- **What is asked**: Quote the whole listing exactly. Leave the pictures out of your copy.

━━━ Data shown

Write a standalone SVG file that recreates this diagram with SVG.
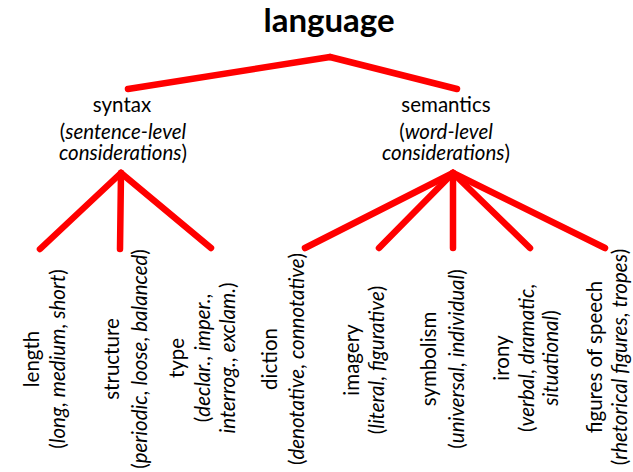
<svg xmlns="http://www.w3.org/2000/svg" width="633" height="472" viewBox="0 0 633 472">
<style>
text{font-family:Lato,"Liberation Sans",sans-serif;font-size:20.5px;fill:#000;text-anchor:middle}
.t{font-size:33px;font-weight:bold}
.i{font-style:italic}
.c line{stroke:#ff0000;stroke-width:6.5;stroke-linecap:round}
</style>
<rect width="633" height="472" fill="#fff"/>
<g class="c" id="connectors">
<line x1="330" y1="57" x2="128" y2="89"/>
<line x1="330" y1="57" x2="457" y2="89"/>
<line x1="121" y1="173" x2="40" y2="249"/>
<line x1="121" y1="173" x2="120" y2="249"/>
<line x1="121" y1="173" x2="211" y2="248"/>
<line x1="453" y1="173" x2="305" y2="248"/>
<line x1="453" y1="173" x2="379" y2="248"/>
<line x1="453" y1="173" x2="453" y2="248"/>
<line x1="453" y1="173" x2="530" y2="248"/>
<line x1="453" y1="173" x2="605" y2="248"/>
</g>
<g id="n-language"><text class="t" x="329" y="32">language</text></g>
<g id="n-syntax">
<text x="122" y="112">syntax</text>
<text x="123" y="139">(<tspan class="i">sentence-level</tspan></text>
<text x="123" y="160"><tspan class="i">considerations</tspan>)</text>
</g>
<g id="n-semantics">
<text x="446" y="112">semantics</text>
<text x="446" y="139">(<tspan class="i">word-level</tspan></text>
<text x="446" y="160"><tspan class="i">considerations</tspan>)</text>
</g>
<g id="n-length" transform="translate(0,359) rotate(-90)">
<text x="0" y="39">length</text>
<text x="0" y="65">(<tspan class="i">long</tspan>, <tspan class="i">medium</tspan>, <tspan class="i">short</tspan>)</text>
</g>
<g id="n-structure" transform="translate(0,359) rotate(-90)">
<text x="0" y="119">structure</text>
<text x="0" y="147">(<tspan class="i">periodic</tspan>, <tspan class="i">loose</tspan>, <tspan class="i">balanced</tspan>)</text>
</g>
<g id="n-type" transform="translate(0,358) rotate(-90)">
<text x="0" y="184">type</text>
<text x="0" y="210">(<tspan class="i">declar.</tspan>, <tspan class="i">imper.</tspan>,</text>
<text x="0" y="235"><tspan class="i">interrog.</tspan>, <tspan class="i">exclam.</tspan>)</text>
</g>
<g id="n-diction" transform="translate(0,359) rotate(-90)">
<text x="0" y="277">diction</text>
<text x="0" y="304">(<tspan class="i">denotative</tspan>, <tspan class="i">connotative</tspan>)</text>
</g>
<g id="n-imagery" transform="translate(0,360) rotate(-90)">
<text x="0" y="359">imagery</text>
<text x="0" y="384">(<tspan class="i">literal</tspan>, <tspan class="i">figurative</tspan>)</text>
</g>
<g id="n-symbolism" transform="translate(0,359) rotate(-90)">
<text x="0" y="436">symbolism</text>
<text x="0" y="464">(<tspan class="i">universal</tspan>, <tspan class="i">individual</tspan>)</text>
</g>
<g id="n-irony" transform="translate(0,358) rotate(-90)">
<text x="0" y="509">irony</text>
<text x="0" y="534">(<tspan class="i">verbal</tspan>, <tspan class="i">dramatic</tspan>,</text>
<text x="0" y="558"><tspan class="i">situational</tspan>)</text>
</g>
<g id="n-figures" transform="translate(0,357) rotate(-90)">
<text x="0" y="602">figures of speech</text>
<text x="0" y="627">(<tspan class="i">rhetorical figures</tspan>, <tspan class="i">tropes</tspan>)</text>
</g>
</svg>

━━━━━━

- **Full output**:
Write a standalone SVG file that recreates this diagram with SVG.
<svg xmlns="http://www.w3.org/2000/svg" width="633" height="472" viewBox="0 0 633 472">
<style>
text{font-family:Lato,"Liberation Sans",sans-serif;font-size:20.5px;fill:#000;text-anchor:middle}
.t{font-size:33px;font-weight:bold}
.i{font-style:italic}
.c line{stroke:#ff0000;stroke-width:6.5;stroke-linecap:round}
</style>
<rect width="633" height="472" fill="#fff"/>
<g class="c" id="connectors">
<line x1="330" y1="57" x2="128" y2="89"/>
<line x1="330" y1="57" x2="457" y2="89"/>
<line x1="121" y1="173" x2="40" y2="249"/>
<line x1="121" y1="173" x2="120" y2="249"/>
<line x1="121" y1="173" x2="211" y2="248"/>
<line x1="453" y1="173" x2="305" y2="248"/>
<line x1="453" y1="173" x2="379" y2="248"/>
<line x1="453" y1="173" x2="453" y2="248"/>
<line x1="453" y1="173" x2="530" y2="248"/>
<line x1="453" y1="173" x2="605" y2="248"/>
</g>
<g id="n-language"><text class="t" x="329" y="32">language</text></g>
<g id="n-syntax">
<text x="122" y="112">syntax</text>
<text x="123" y="139">(<tspan class="i">sentence-level</tspan></text>
<text x="123" y="160"><tspan class="i">considerations</tspan>)</text>
</g>
<g id="n-semantics">
<text x="446" y="112">semantics</text>
<text x="446" y="139">(<tspan class="i">word-level</tspan></text>
<text x="446" y="160"><tspan class="i">considerations</tspan>)</text>
</g>
<g id="n-length" transform="translate(0,359) rotate(-90)">
<text x="0" y="39">length</text>
<text x="0" y="65">(<tspan class="i">long</tspan>, <tspan class="i">medium</tspan>, <tspan class="i">short</tspan>)</text>
</g>
<g id="n-structure" transform="translate(0,359) rotate(-90)">
<text x="0" y="119">structure</text>
<text x="0" y="147">(<tspan class="i">periodic</tspan>, <tspan class="i">loose</tspan>, <tspan class="i">balanced</tspan>)</text>
</g>
<g id="n-type" transform="translate(0,358) rotate(-90)">
<text x="0" y="184">type</text>
<text x="0" y="210">(<tspan class="i">declar.</tspan>, <tspan class="i">imper.</tspan>,</text>
<text x="0" y="235"><tspan class="i">interrog.</tspan>, <tspan class="i">exclam.</tspan>)</text>
</g>
<g id="n-diction" transform="translate(0,359) rotate(-90)">
<text x="0" y="277">diction</text>
<text x="0" y="304">(<tspan class="i">denotative</tspan>, <tspan class="i">connotative</tspan>)</text>
</g>
<g id="n-imagery" transform="translate(0,360) rotate(-90)">
<text x="0" y="359">imagery</text>
<text x="0" y="384">(<tspan class="i">literal</tspan>, <tspan class="i">figurative</tspan>)</text>
</g>
<g id="n-symbolism" transform="translate(0,359) rotate(-90)">
<text x="0" y="436">symbolism</text>
<text x="0" y="464">(<tspan class="i">universal</tspan>, <tspan class="i">individual</tspan>)</text>
</g>
<g id="n-irony" transform="translate(0,358) rotate(-90)">
<text x="0" y="509">irony</text>
<text x="0" y="534">(<tspan class="i">verbal</tspan>, <tspan class="i">dramatic</tspan>,</text>
<text x="0" y="558"><tspan class="i">situational</tspan>)</text>
</g>
<g id="n-figures" transform="translate(0,357) rotate(-90)">
<text x="0" y="602">figures of speech</text>
<text x="0" y="627">(<tspan class="i">rhetorical figures</tspan>, <tspan class="i">tropes</tspan>)</text>
</g>
</svg>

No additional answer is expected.